Goal of the exercise: Every line below is to be copied exactly, with the pictures left out.

════════════════════

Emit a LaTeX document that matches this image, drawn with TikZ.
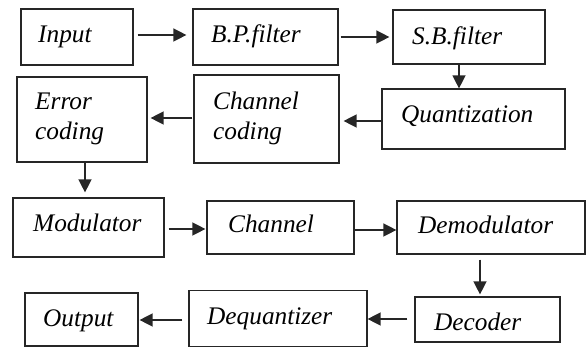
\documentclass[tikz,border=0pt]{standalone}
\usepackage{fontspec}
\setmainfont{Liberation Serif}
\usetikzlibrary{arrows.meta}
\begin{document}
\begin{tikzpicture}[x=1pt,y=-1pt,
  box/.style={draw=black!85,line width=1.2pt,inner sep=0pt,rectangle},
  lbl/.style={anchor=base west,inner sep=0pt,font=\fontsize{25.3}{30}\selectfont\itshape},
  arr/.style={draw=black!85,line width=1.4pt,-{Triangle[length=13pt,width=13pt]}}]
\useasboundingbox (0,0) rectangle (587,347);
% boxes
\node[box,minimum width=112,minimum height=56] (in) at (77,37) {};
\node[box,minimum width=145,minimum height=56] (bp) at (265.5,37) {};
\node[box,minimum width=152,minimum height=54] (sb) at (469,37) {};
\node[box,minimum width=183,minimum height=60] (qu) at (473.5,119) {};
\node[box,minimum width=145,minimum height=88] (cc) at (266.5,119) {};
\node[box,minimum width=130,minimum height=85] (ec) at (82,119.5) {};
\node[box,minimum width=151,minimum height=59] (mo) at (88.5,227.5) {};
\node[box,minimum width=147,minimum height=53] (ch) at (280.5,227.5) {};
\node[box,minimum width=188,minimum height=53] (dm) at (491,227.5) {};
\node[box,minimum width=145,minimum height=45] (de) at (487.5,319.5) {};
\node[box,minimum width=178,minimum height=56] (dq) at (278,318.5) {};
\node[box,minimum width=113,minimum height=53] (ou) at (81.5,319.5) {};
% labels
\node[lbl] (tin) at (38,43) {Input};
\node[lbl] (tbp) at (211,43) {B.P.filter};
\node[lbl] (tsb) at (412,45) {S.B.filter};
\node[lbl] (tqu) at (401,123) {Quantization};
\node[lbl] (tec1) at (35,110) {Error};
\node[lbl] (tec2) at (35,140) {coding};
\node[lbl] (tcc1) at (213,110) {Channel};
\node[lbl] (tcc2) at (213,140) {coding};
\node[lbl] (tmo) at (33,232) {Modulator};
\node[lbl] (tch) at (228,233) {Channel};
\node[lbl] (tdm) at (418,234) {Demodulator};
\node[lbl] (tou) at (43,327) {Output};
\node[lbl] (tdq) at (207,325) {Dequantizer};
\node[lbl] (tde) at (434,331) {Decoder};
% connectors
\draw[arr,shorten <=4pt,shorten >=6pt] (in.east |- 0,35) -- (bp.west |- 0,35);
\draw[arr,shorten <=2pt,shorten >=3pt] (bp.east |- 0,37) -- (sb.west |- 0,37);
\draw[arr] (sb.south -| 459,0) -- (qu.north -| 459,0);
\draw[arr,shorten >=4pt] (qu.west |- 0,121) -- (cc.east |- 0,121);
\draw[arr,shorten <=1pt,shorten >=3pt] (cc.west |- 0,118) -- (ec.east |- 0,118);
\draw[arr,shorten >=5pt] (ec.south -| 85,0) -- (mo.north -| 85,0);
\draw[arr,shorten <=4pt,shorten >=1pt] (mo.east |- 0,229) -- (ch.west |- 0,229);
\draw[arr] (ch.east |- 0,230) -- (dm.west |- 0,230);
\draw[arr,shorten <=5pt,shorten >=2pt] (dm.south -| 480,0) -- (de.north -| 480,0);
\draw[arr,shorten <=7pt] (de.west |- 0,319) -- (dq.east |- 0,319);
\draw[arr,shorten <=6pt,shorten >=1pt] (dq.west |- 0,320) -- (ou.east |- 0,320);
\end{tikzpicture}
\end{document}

════════════════════

Reply:
Emit a LaTeX document that matches this image, drawn with TikZ.
\documentclass[tikz,border=0pt]{standalone}
\usepackage{fontspec}
\setmainfont{Liberation Serif}
\usetikzlibrary{arrows.meta}
\begin{document}
\begin{tikzpicture}[x=1pt,y=-1pt,
  box/.style={draw=black!85,line width=1.2pt,inner sep=0pt,rectangle},
  lbl/.style={anchor=base west,inner sep=0pt,font=\fontsize{25.3}{30}\selectfont\itshape},
  arr/.style={draw=black!85,line width=1.4pt,-{Triangle[length=13pt,width=13pt]}}]
\useasboundingbox (0,0) rectangle (587,347);
% boxes
\node[box,minimum width=112,minimum height=56] (in) at (77,37) {};
\node[box,minimum width=145,minimum height=56] (bp) at (265.5,37) {};
\node[box,minimum width=152,minimum height=54] (sb) at (469,37) {};
\node[box,minimum width=183,minimum height=60] (qu) at (473.5,119) {};
\node[box,minimum width=145,minimum height=88] (cc) at (266.5,119) {};
\node[box,minimum width=130,minimum height=85] (ec) at (82,119.5) {};
\node[box,minimum width=151,minimum height=59] (mo) at (88.5,227.5) {};
\node[box,minimum width=147,minimum height=53] (ch) at (280.5,227.5) {};
\node[box,minimum width=188,minimum height=53] (dm) at (491,227.5) {};
\node[box,minimum width=145,minimum height=45] (de) at (487.5,319.5) {};
\node[box,minimum width=178,minimum height=56] (dq) at (278,318.5) {};
\node[box,minimum width=113,minimum height=53] (ou) at (81.5,319.5) {};
% labels
\node[lbl] (tin) at (38,43) {Input};
\node[lbl] (tbp) at (211,43) {B.P.filter};
\node[lbl] (tsb) at (412,45) {S.B.filter};
\node[lbl] (tqu) at (401,123) {Quantization};
\node[lbl] (tec1) at (35,110) {Error};
\node[lbl] (tec2) at (35,140) {coding};
\node[lbl] (tcc1) at (213,110) {Channel};
\node[lbl] (tcc2) at (213,140) {coding};
\node[lbl] (tmo) at (33,232) {Modulator};
\node[lbl] (tch) at (228,233) {Channel};
\node[lbl] (tdm) at (418,234) {Demodulator};
\node[lbl] (tou) at (43,327) {Output};
\node[lbl] (tdq) at (207,325) {Dequantizer};
\node[lbl] (tde) at (434,331) {Decoder};
% connectors
\draw[arr,shorten <=4pt,shorten >=6pt] (in.east |- 0,35) -- (bp.west |- 0,35);
\draw[arr,shorten <=2pt,shorten >=3pt] (bp.east |- 0,37) -- (sb.west |- 0,37);
\draw[arr] (sb.south -| 459,0) -- (qu.north -| 459,0);
\draw[arr,shorten >=4pt] (qu.west |- 0,121) -- (cc.east |- 0,121);
\draw[arr,shorten <=1pt,shorten >=3pt] (cc.west |- 0,118) -- (ec.east |- 0,118);
\draw[arr,shorten >=5pt] (ec.south -| 85,0) -- (mo.north -| 85,0);
\draw[arr,shorten <=4pt,shorten >=1pt] (mo.east |- 0,229) -- (ch.west |- 0,229);
\draw[arr] (ch.east |- 0,230) -- (dm.west |- 0,230);
\draw[arr,shorten <=5pt,shorten >=2pt] (dm.south -| 480,0) -- (de.north -| 480,0);
\draw[arr,shorten <=7pt] (de.west |- 0,319) -- (dq.east |- 0,319);
\draw[arr,shorten <=6pt,shorten >=1pt] (dq.west |- 0,320) -- (ou.east |- 0,320);
\end{tikzpicture}
\end{document}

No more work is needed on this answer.